My dad, Leonard Maasdam, built this mill here in 1944 or '45. '45 was the first year that they used this mill, and in 1926, my dad, Leonard, and his brothers and sister convinced their parents to start making sorghum again because they wouldn't buy enough to last a whole year, and so then that's when they got started was 19—they had made before and quit for a few years, but then in 1926 they started up again.

JENNIFER: Put the sorghum in baked beans, or I have a really good ham ball recipe that calls for brown sugar and we substituted the sorghum for that; a meat loaf topping. MARGE: She's got a really good cookie recipe, too.

JENNIFER: A cookie recipe that uses warm spice and mulling spice so it's very quick and easy as far as ingredients, as far as mixing.

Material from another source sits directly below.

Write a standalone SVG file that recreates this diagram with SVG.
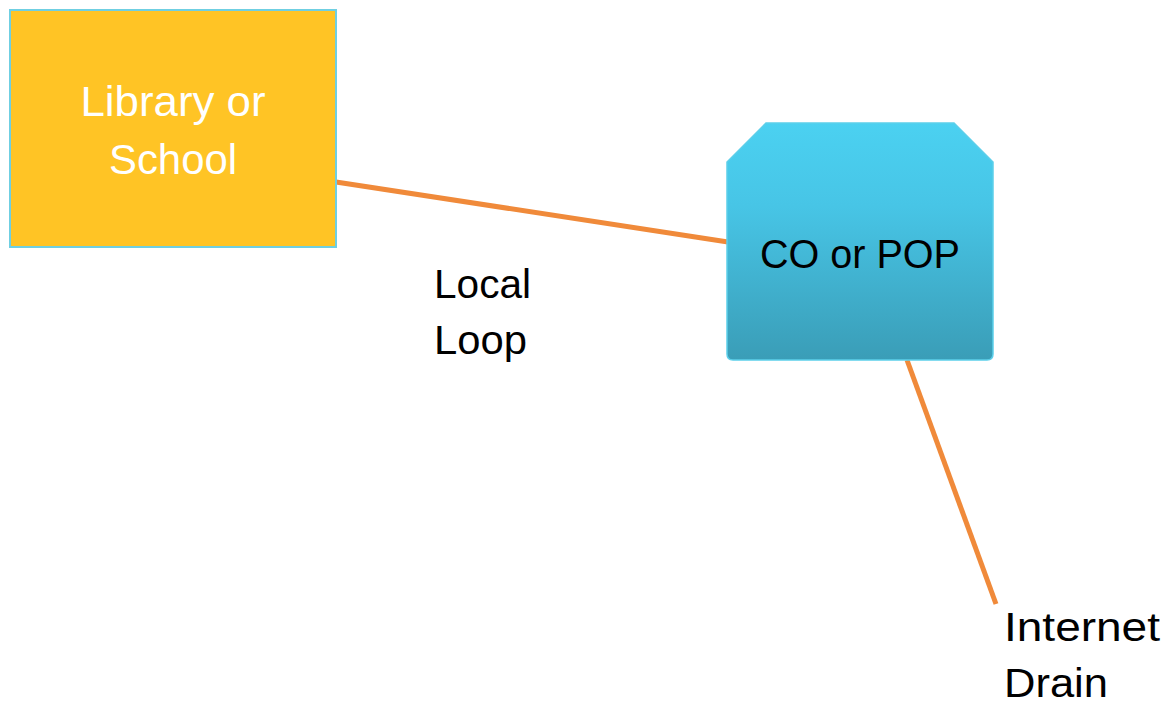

MARGE: What I grew up on was sorghum a lot. Other than eating it on bread and pancakes was popcorn balls. It makes very good popcorn balls or caramel corn. Eating it out of a lid—

JENNIFER: Eating it out of the lid.

MARGE: —is the kids' favorite thing, yeah.

JENNIFER: One time I found our youngest— I'd left the squeeze bottle on the table, and I came into the kitchen and he was just sucking out of the squeeze bottle, the sorghum. (Sound of the mill.) I had no idea what sorghum was until I met John, so I'm learning a lot.

MARGE: She has learned a lot. She does a lot for the company.